FRACTAL ANALYSIS OF STRESS-DEPENDENT DIFFUSIVITY OF POROUS CEMENTITIOUS MATERIALS

Abstract

The understanding of the diffusion process and mechanisms of harmful species (e.g. chlorides) in porous cementitious materials is important to control and improve the material durability under harsh environments. In this paper, fractal analysis on the pore structure of porous cementitious materials was conducted and involved in a diffusion model. Macro material geometric parameters were considered in the model to avoid the difficulties in the measurements of microscopic pore parameters. The deformations of porous cementitious materials under the uniaxial elastic loads were considered to correct the diffusion model. The stress-affected diffusivity was displayed in an elegant expression involving some macro material parameters (e.g. total porosity, elastic modulus of solid skeleton, Poisson ratio).

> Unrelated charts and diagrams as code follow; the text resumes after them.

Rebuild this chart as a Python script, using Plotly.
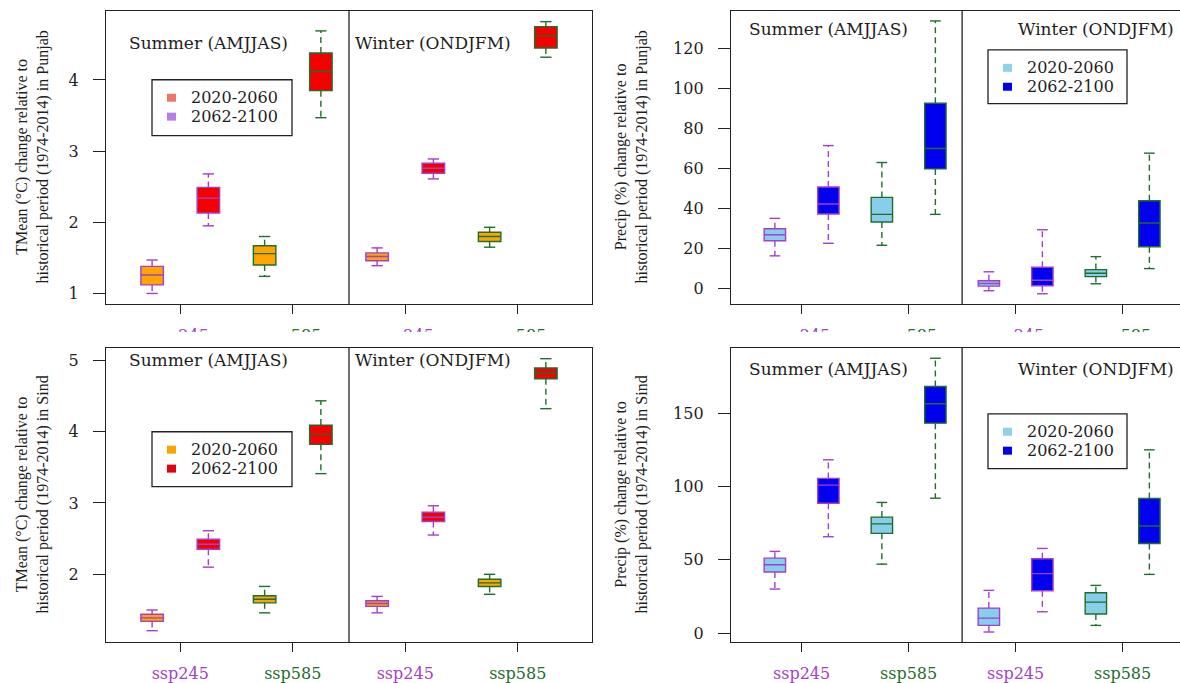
import plotly.graph_objects as go

W, H = 1180, 683

# ---------------- data ----------------
positions = [1, 2, 3, 4, 5, 6, 7, 8]
periods = ["2020-2060", "2062-2100", "2020-2060", "2062-2100",
           "2020-2060", "2062-2100", "2020-2060", "2062-2100"]
scenarios = ["ssp245", "ssp245", "ssp585", "ssp585",
             "ssp245", "ssp245", "ssp585", "ssp585"]
tick_positions = [1.5, 3.5, 5.5, 7.5]
tick_labels = ["ssp245", "ssp585", "ssp245", "ssp585"]
season_labels = ["Summer (AMJJAS)", "Winter (ONDJFM)"]
legend_labels = ["2020-2060", "2062-2100"]

# Punjab mean temperature change (°C)
pt_upper = [1.47, 2.68, 1.80, 4.69, 1.64, 2.89, 1.93, 4.82]
pt_q3 = [1.38, 2.49, 1.67, 4.38, 1.57, 2.83, 1.86, 4.75]
pt_med = [1.26, 2.34, 1.56, 4.12, 1.52, 2.76, 1.80, 4.62]
pt_q1 = [1.12, 2.13, 1.40, 3.85, 1.46, 2.69, 1.73, 4.45]
pt_lower = [1.00, 1.95, 1.24, 3.47, 1.39, 2.61, 1.65, 4.32]

# Punjab precipitation change (%)
pp_upper = [35, 71.5, 63, 134, 8.2, 29.3, 15.8, 67.7]
pp_q3 = [29.8, 50.7, 45.5, 92.7, 3.7, 10.5, 9.3, 43.8]
pp_med = [26.8, 42.2, 37, 70, 2.3, 4.0, 7.5, 32.7]
pp_q1 = [23.8, 37.2, 33.2, 59.8, 1.0, 1.2, 5.8, 20.8]
pp_lower = [16.2, 22.5, 21.5, 37, -1.3, -2.8, 2.2, 9.8]

# Sind mean temperature change (°C)
st_upper = [1.50, 2.61, 1.83, 4.43, 1.69, 2.96, 2.00, 5.02]
st_q3 = [1.44, 2.49, 1.70, 4.09, 1.63, 2.87, 1.93, 4.89]
st_med = [1.39, 2.42, 1.65, 3.96, 1.59, 2.80, 1.88, 4.82]
st_q1 = [1.34, 2.35, 1.60, 3.82, 1.55, 2.74, 1.83, 4.74]
st_lower = [1.21, 2.10, 1.46, 3.41, 1.46, 2.55, 1.72, 4.32]

# Sind precipitation change (%)
sp_upper = [55.7, 118.2, 89.1, 187.5, 29.1, 57.7, 32.5, 125]
sp_q3 = [51.1, 105.5, 79.1, 168.2, 17, 50.7, 27.5, 91.8]
sp_med = [46.6, 100.9, 74.5, 156.4, 10.2, 40.5, 21.1, 73]
sp_q1 = [41.6, 88.6, 68, 143.2, 5.2, 28.9, 13, 61.1]
sp_lower = [30, 65.7, 47, 92, 0.7, 14.5, 5.2, 40]

# ---------------- styles ----------------
SERIF_WIDE = "DejaVu Serif"
SERIF_TIMES = "Liberation Serif"
TXT = "#1e1e1e"
PURPLE = "#A23FCB"
GREEN = "#1F6E2C"
scen_color = {"ssp245": PURPLE, "ssp585": GREEN}
temp_fill = {"2020-2060": "#FFA500", "2062-2100": "#F40000"}
prec_fill = {"2020-2060": "#87CEEB", "2062-2100": "#0000EE"}


def px(x):
    return x / W


def py(y):
    return 1 - y / H


panels = [
    dict(ax="", lower=pt_lower, q1=pt_q1, med=pt_med, q3=pt_q3, upper=pt_upper,
         fill=temp_fill, xr=[0.18, 8.82], yr=[0.85, 4.97],
         xdom=[px(106), px(592)], ydom=[py(305), py(11)], ticks=[1, 2, 3, 4],
         mirror_y=True, season_xy=[(2, 4.52), (6, 4.52)],
         title="TMean (°C) change relative to<br>historical period (1974-2014) in Punjab",
         title_xy=(33, 158), legend_box=(152, 80, 292, 136),
         legend_colors=["#EC786C", "#B67EE6"]),
    dict(ax="2", lower=pp_lower, q1=pp_q1, med=pp_med, q3=pp_q3, upper=pp_upper,
         fill=prec_fill, xr=[0.18, 0.18 + 449 / 53.5], yr=[-8, 139],
         xdom=[px(731), 1.0], ydom=[py(305), py(11)], ticks=[0, 20, 40, 60, 80, 100, 120],
         mirror_y=False, season_xy=[(2, 130), (7, 130)],
         title="Precip (%) change relative to<br>historical period (1974-2014) in Punjab",
         title_xy=(632, 158), legend_box=(988, 50, 1127, 104),
         legend_colors=["#8DD2EA", "#0000E6"]),
    dict(ax="3", lower=st_lower, q1=st_q1, med=st_med, q3=st_q3, upper=st_upper,
         fill=temp_fill, xr=[0.18, 8.82], yr=[1.05, 5.17],
         xdom=[px(106), px(592)], ydom=[py(644), py(349)], ticks=[2, 3, 4, 5],
         mirror_y=True, season_xy=[(2, 5.0), (6, 5.0)],
         title="TMean (°C) change relative to<br>historical period (1974-2014) in Sind",
         title_xy=(33, 496), legend_box=(152, 433, 292, 488),
         legend_colors=["#F7A400", "#E4000E"]),
    dict(ax="4", lower=sp_lower, q1=sp_q1, med=sp_med, q3=sp_q3, upper=sp_upper,
         fill=prec_fill, xr=[0.18, 0.18 + 449 / 53.5], yr=[-6.2, 194.5],
         xdom=[px(731), 1.0], ydom=[py(644), py(349)], ticks=[0, 50, 100, 150],
         mirror_y=False, season_xy=[(2, 180), (7, 180)],
         title="Precip (%) change relative to<br>historical period (1974-2014) in Sind",
         title_xy=(632, 496), legend_box=(988, 415, 1127, 470),
         legend_colors=["#8DD2EA", "#0000E6"]),
]

fig = go.Figure()
shapes = []
annotations = []

for p in panels:
    xa = "x" + p["ax"]
    ya = "y" + p["ax"]
    # dashed whiskers and solid staples, coloured by scenario
    for scen in ["ssp245", "ssp585"]:
        wx, wy, sx, sy = [], [], [], []
        for i, pos in enumerate(positions):
            if scenarios[i] != scen:
                continue
            wx += [pos, pos, None, pos, pos, None]
            wy += [p["q3"][i], p["upper"][i], None, p["q1"][i], p["lower"][i], None]
            sx += [pos - 0.1, pos + 0.1, None, pos - 0.1, pos + 0.1, None]
            sy += [p["upper"][i], p["upper"][i], None, p["lower"][i], p["lower"][i], None]
        fig.add_trace(go.Scatter(x=wx, y=wy, mode="lines", xaxis=xa, yaxis=ya,
                                 line=dict(color=scen_color[scen], width=1.4, dash="6px,4px"),
                                 showlegend=False, hoverinfo="skip"))
        fig.add_trace(go.Scatter(x=sx, y=sy, mode="lines", xaxis=xa, yaxis=ya,
                                 line=dict(color=scen_color[scen], width=1.4),
                                 showlegend=False, hoverinfo="skip"))
    # boxes
    for i, pos in enumerate(positions):
        fig.add_trace(go.Box(
            x=[pos], q1=[p["q1"][i]], median=[p["med"][i]], q3=[p["q3"][i]],
            lowerfence=[p["q1"][i]], upperfence=[p["q3"][i]],
            width=0.4, whiskerwidth=0, boxpoints=False,
            fillcolor=p["fill"][periods[i]],
            line=dict(color=scen_color[scenarios[i]], width=1.4),
            xaxis=xa, yaxis=ya, showlegend=False, hoverinfo="skip"))

    tt = ["<span style='color:%s'>%s</span>" % (scen_color[t], t) for t in tick_labels]
    xkey = "xaxis" + p["ax"]
    ykey = "yaxis" + p["ax"]
    fig.update_layout({
        xkey: dict(domain=p["xdom"], range=p["xr"], anchor=ya,
                   tickmode="array", tickvals=tick_positions, ticktext=tt,
                   ticks="outside", ticklen=9, tickwidth=1.3, tickcolor="#222",
                   showline=True, mirror=True, linecolor="#222", linewidth=1.3,
                   showgrid=False, zeroline=False, ticklabelstandoff=8,
                   tickfont=dict(family=SERIF_WIDE, size=16)),
        ykey: dict(domain=p["ydom"], range=p["yr"], anchor=xa,
                   tickmode="array", tickvals=p["ticks"],
                   ticks="outside", ticklen=12, tickwidth=1.3, tickcolor="#222",
                   showline=True, mirror=p["mirror_y"], linecolor="#222", linewidth=1.3,
                   showgrid=False, zeroline=False, ticklabelstandoff=11,
                   tickfont=dict(family=SERIF_WIDE, size=16, color=TXT)),
    })

    # divider between the two seasons
    shapes.append(dict(type="line", xref=xa, yref=ya + " domain", x0=4.5, x1=4.5,
                       y0=0, y1=1, line=dict(color="#222", width=1.3)))

    for (sxp, syp), lab in zip(p["season_xy"], season_labels):
        annotations.append(dict(x=sxp, y=syp, xref=xa, yref=ya, text=lab,
                                showarrow=False, xanchor="center", yanchor="middle",
                                font=dict(family=SERIF_WIDE, size=17, color=TXT)))

    tx, ty = p["title_xy"]
    annotations.append(dict(x=px(tx), y=py(ty), xref="paper", yref="paper",
                            text=p["title"], textangle=-90, showarrow=False,
                            xanchor="center", yanchor="middle",
                            font=dict(family=SERIF_TIMES, size=16, color=TXT)))

    # legend
    x0, y0, x1, y1 = p["legend_box"]
    shapes.append(dict(type="rect", xref="paper", yref="paper",
                       x0=px(x0), x1=px(x1), y0=py(y1), y1=py(y0),
                       line=dict(color="#222", width=1.3), fillcolor="white",
                       layer="above"))
    row_y = [y0 + 18, y0 + 37]
    for ry, col, lab in zip(row_y, p["legend_colors"], legend_labels):
        shapes.append(dict(type="rect", xref="paper", yref="paper",
                           x0=px(x0 + 15), x1=px(x0 + 24), y0=py(ry + 4), y1=py(ry - 4),
                           line=dict(width=0), fillcolor=col, layer="above"))
        annotations.append(dict(x=px(x0 + 37), y=py(ry), xref="paper", yref="paper",
                                text=lab, showarrow=False, xanchor="left",
                                yanchor="middle",
                                font=dict(family=SERIF_WIDE, size=16, color=TXT)))

# white band hiding the lower part of the top row's category labels
shapes.append(dict(type="rect", xref="paper", yref="paper",
                   x0=0, x1=1, y0=py(347), y1=py(333),
                   line=dict(width=0), fillcolor="white", layer="above"))

fig.update_layout(
    width=W, height=H, margin=dict(l=0, r=0, t=0, b=0),
    paper_bgcolor="white", plot_bgcolor="white",
    showlegend=False, shapes=shapes, annotations=annotations,
    font=dict(family=SERIF_WIDE, color=TXT),
)

fig.write_html("out.html")
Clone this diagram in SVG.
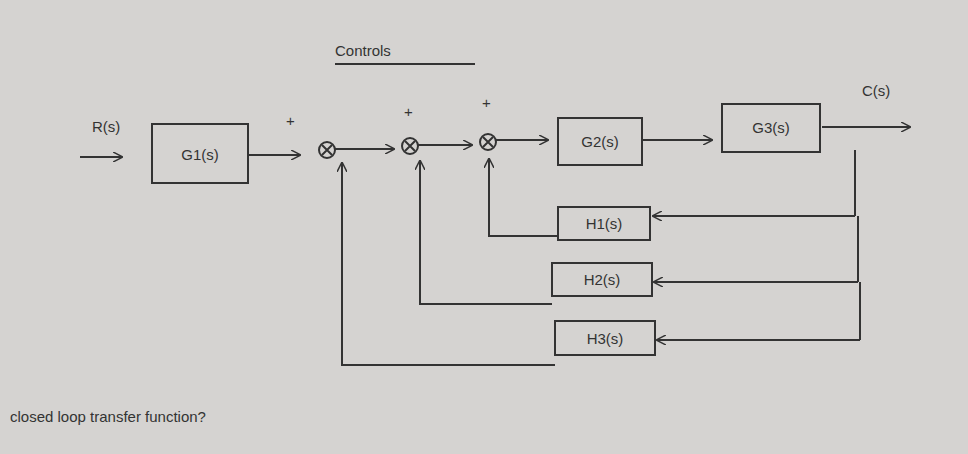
<svg xmlns="http://www.w3.org/2000/svg" width="968" height="454" viewBox="0 0 968 454">
<style>
.ln{stroke:#333;stroke-width:2;fill:none}
.bx{stroke:#333;stroke-width:2;fill:none}
text{font-family:"Liberation Sans",Arial,sans-serif;fill:#333;font-size:15px}
</style>
<defs><marker id="a" viewBox="0 0 10 10" refX="9" refY="5" markerWidth="10" markerHeight="10" markerUnits="userSpaceOnUse" orient="auto"><path d="M0,0L10,5L0,10" fill="none" stroke="#333" stroke-width="1.5"/></marker>
<g id="sumsym"><circle r="8" class="ln"/><path d="M-5,-5L5,5M5,-5L-5,5" class="ln" stroke-width="1.5"/></g></defs>
<rect width="968" height="454" fill="#d5d3d1"/>
<g id="title"><text x="335" y="56" font-size="20">Controls</text><line x1="335" y1="64" x2="475" y2="64" class="ln"/></g>
<g id="connectors">
<path class="ln" marker-end="url(#a)" d="M80,157H122"/>
<path class="ln" marker-end="url(#a)" d="M248,155H300"/>
<path class="ln" marker-end="url(#a)" d="M335,149H394"/>
<path class="ln" marker-end="url(#a)" d="M418,145H472"/>
<path class="ln" marker-end="url(#a)" d="M496,140H548"/>
<path class="ln" marker-end="url(#a)" d="M642,140H712"/>
<path class="ln" marker-end="url(#a)" d="M822,127H910"/>
<path class="ln" d="M855,150V216M858,216V282M860,282V340"/>
<path class="ln" marker-end="url(#a)" d="M855,216H653"/>
<path class="ln" marker-end="url(#a)" d="M858,282H654"/>
<path class="ln" marker-end="url(#a)" d="M860,340H657"/>
<path class="ln" marker-end="url(#a)" d="M558,236H489V159"/>
<path class="ln" marker-end="url(#a)" d="M552,304H420V161"/>
<path class="ln" marker-end="url(#a)" d="M555,365H342V163"/>
</g>
<g id="R"><text x="92" y="132">R(s)</text></g>
<g id="G1"><rect class="bx" x="152" y="124" width="96" height="59"/><text x="200" y="160" text-anchor="middle">G1(s)</text></g>
<g id="sum1"><use href="#sumsym" x="327" y="150"/><text x="286" y="126">+</text></g>
<g id="sum2"><use href="#sumsym" x="410" y="146"/><text x="404" y="117">+</text></g>
<g id="sum3"><use href="#sumsym" x="488" y="142"/><text x="482" y="108">+</text></g>
<g id="G2"><rect class="bx" x="558" y="118" width="84" height="47"/><text x="600" y="147" text-anchor="middle" font-size="13">G2(s)</text></g>
<g id="G3"><rect class="bx" x="722" y="104" width="98" height="48"/><text x="771" y="133" text-anchor="middle">G3(s)</text></g>
<g id="C"><text x="862" y="96">C(s)</text></g>
<g id="H1"><rect class="bx" x="558" y="207" width="92" height="33"/><text x="604" y="229" text-anchor="middle">H1(s)</text></g>
<g id="H2"><rect class="bx" x="552" y="263" width="100" height="33"/><text x="602" y="285" text-anchor="middle">H2(s)</text></g>
<g id="H3"><rect class="bx" x="555" y="321" width="100" height="34"/><text x="605" y="344" text-anchor="middle">H3(s)</text></g>
<g id="note"><text x="10" y="422">closed loop transfer function?</text></g>
</svg>
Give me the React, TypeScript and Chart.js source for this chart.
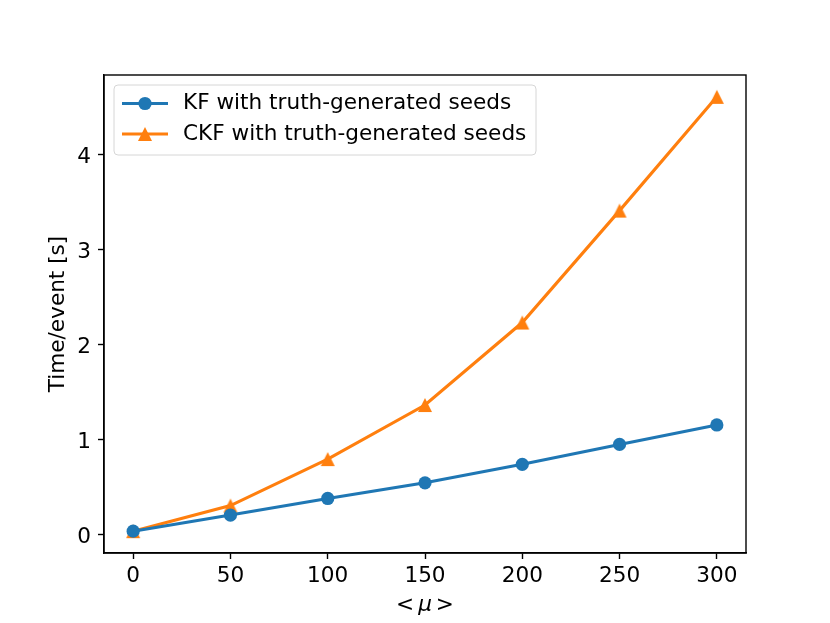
import { useEffect, useRef } from 'react';
import { Chart, registerables, Plugin } from 'chart.js';

Chart.register(...registerables);

const MU_VALUES = [0, 50, 100, 150, 200, 250, 300];
const KF_TIMES = [0.03, 0.2, 0.375, 0.54, 0.735, 0.945, 1.15];
const CKF_TIMES = [0.03, 0.3, 0.79, 1.36, 2.23, 3.41, 4.61];
const SERIES_LABELS = ['KF with truth-generated seeds', 'CKF with truth-generated seeds'];

const BLUE = '#1f77b4';
const ORANGE = '#ff7f0e';
const FONT = '"DejaVu Sans", sans-serif';
const FONT_SIZE = 21.6;
const LINE_W = 3.1;
const TRI_HALF = 7;

// matplotlib-like triangle marker ('^'), centred on its bounding box
function makeTriangle(color: string, half: number) {
  const size = Math.ceil(half * 2 + 4);
  const c = document.createElement('canvas');
  c.width = size;
  c.height = size;
  const ctx = c.getContext('2d')!;
  const m = size / 2;
  ctx.beginPath();
  ctx.moveTo(m, m - half);
  ctx.lineTo(m + half, m + half);
  ctx.lineTo(m - half, m + half);
  ctx.closePath();
  ctx.fillStyle = color;
  ctx.fill();
  return c;
}

const framePlugin: Plugin = {
  id: 'frame',
  afterDraw(chart) {
    const { ctx, chartArea: a } = chart;
    ctx.save();
    // axes box
    ctx.strokeStyle = '#000';
    ctx.lineWidth = 1.4;
    ctx.strokeRect(a.left, a.top, a.right - a.left, a.bottom - a.top);

    // x axis title "< μ >"
    ctx.fillStyle = '#000';
    ctx.textBaseline = 'alphabetic';
    const normal = `${FONT_SIZE}px ${FONT}`;
    const italic = `italic ${FONT_SIZE}px ${FONT}`;
    ctx.font = normal;
    const wl = ctx.measureText('<').width;
    const wr = ctx.measureText('>').width;
    ctx.font = italic;
    const wm = ctx.measureText('μ').width;
    const gap = 4;
    const total = wl + gap + wm + gap + wr;
    let x = (a.left + a.right) / 2 - total / 2;
    const y = 611;
    ctx.font = normal;
    ctx.fillText('<', x, y);
    x += wl + gap;
    ctx.font = italic;
    ctx.fillText('μ', x, y);
    x += wm + gap;
    ctx.font = normal;
    ctx.fillText('>', x, y);

    // legend
    const bx = 114, by = 85, bw = 422, bh = 70, r = 4;
    ctx.beginPath();
    ctx.moveTo(bx + r, by);
    ctx.arcTo(bx + bw, by, bx + bw, by + bh, r);
    ctx.arcTo(bx + bw, by + bh, bx, by + bh, r);
    ctx.arcTo(bx, by + bh, bx, by, r);
    ctx.arcTo(bx, by, bx + bw, by, r);
    ctx.closePath();
    ctx.fillStyle = 'rgba(255,255,255,0.8)';
    ctx.fill();
    ctx.strokeStyle = '#d6d6d6';
    ctx.lineWidth = 1;
    ctx.stroke();

    const rows = [
      { color: BLUE, cy: 103.5, label: SERIES_LABELS[0], marker: 'circle' },
      { color: ORANGE, cy: 134, label: SERIES_LABELS[1], marker: 'triangle' },
    ];
    rows.forEach((row) => {
      ctx.strokeStyle = row.color;
      ctx.lineWidth = LINE_W;
      ctx.beginPath();
      ctx.moveTo(122, row.cy);
      ctx.lineTo(168, row.cy);
      ctx.stroke();
      ctx.fillStyle = row.color;
      if (row.marker === 'circle') {
        ctx.beginPath();
        ctx.arc(145, row.cy, 6.6, 0, Math.PI * 2);
        ctx.fill();
      } else {
        const h = TRI_HALF;
        ctx.beginPath();
        ctx.moveTo(145, row.cy - h);
        ctx.lineTo(145 + h, row.cy + h);
        ctx.lineTo(145 - h, row.cy + h);
        ctx.closePath();
        ctx.fill();
      }
      ctx.fillStyle = '#000';
      ctx.font = normal;
      ctx.textBaseline = 'middle';
      ctx.fillText(row.label, 183, row.cy);
    });
    ctx.restore();
  },
};

export default function App() {
  const canvasRef = useRef<HTMLCanvasElement>(null);

  useEffect(() => {
    document.body.style.margin = '0';
    if (!canvasRef.current) return;

    const tickFont = { family: FONT, size: FONT_SIZE };

    const chart = new Chart(canvasRef.current, {
      type: 'line',
      data: {
        datasets: [
          {
            label: SERIES_LABELS[0],
            data: MU_VALUES.map((mu, i) => ({ x: mu, y: KF_TIMES[i] })),
            borderColor: BLUE,
            backgroundColor: BLUE,
            borderWidth: LINE_W,
            pointStyle: 'circle',
            pointRadius: 6.6,
            pointBorderWidth: 0,
            pointBackgroundColor: BLUE,
            pointBorderColor: BLUE,
            tension: 0,
          },
          {
            label: SERIES_LABELS[1],
            data: MU_VALUES.map((mu, i) => ({ x: mu, y: CKF_TIMES[i] })),
            borderColor: ORANGE,
            backgroundColor: ORANGE,
            borderWidth: LINE_W,
            pointStyle: makeTriangle(ORANGE, TRI_HALF),
            pointRadius: 7,
            tension: 0,
          },
        ],
      },
      options: {
        responsive: false,
        animation: false,
        layout: { padding: { left: 0, right: 84, top: 75, bottom: 0 } },
        scales: {
          x: {
            type: 'linear',
            min: -15,
            max: 315,
            afterFit: (s) => {
              s.height = 70;
            },
            ticks: {
              stepSize: 50,
              includeBounds: false,
              color: '#000',
              font: tickFont,
              padding: 4,
              maxRotation: 0,
            },
            grid: {
              drawOnChartArea: false,
              drawTicks: true,
              tickLength: 6,
              tickWidth: 1.4,
              color: '#000',
            },
            border: { display: true, color: '#000', width: 1.4 },
          },
          y: {
            type: 'linear',
            min: -0.2,
            max: 4.84,
            afterFit: (s) => {
              s.width = 104;
            },
            ticks: {
              stepSize: 1,
              includeBounds: false,
              color: '#000',
              font: tickFont,
              padding: 7,
              labelOffset: 3,
            },
            grid: {
              drawOnChartArea: false,
              drawTicks: true,
              tickLength: 6,
              tickWidth: 1.4,
              color: '#000',
            },
            border: { display: true, color: '#000', width: 1.4 },
            title: {
              display: true,
              text: 'Time/event [s]',
              color: '#000',
              font: { family: FONT, size: FONT_SIZE },
              padding: { top: 45, bottom: 0 },
            },
          },
        },
        plugins: {
          legend: { display: false },
          tooltip: { enabled: false },
        },
      },
      plugins: [framePlugin],
    });

    return () => {
      chart.destroy();
    };
  }, []);

  return (
    <div style={{ width: 830, height: 623, background: '#fff' }}>
      <canvas ref={canvasRef} width={830} height={623} />
    </div>
  );
}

Results show that the effective diffusivity is greatly influenced by the porosity and stress ratio. The uniaxial elastic loads decrease the pore areas but increase the lengths of the pore channels for mass diffusion, which eventually causes the decrease of the effective diffusivity. The plots of the relative diffusivity against the stress ratio follow linear forms. The developed fractal diffusion model may help better understand the diffusion process in complex porous cementitious materials under elastic loads. Going beyond this, the fractal diffusion model may provide a new tool to predict the diffusivity of porous building materials under complex mechanical and environmental loads.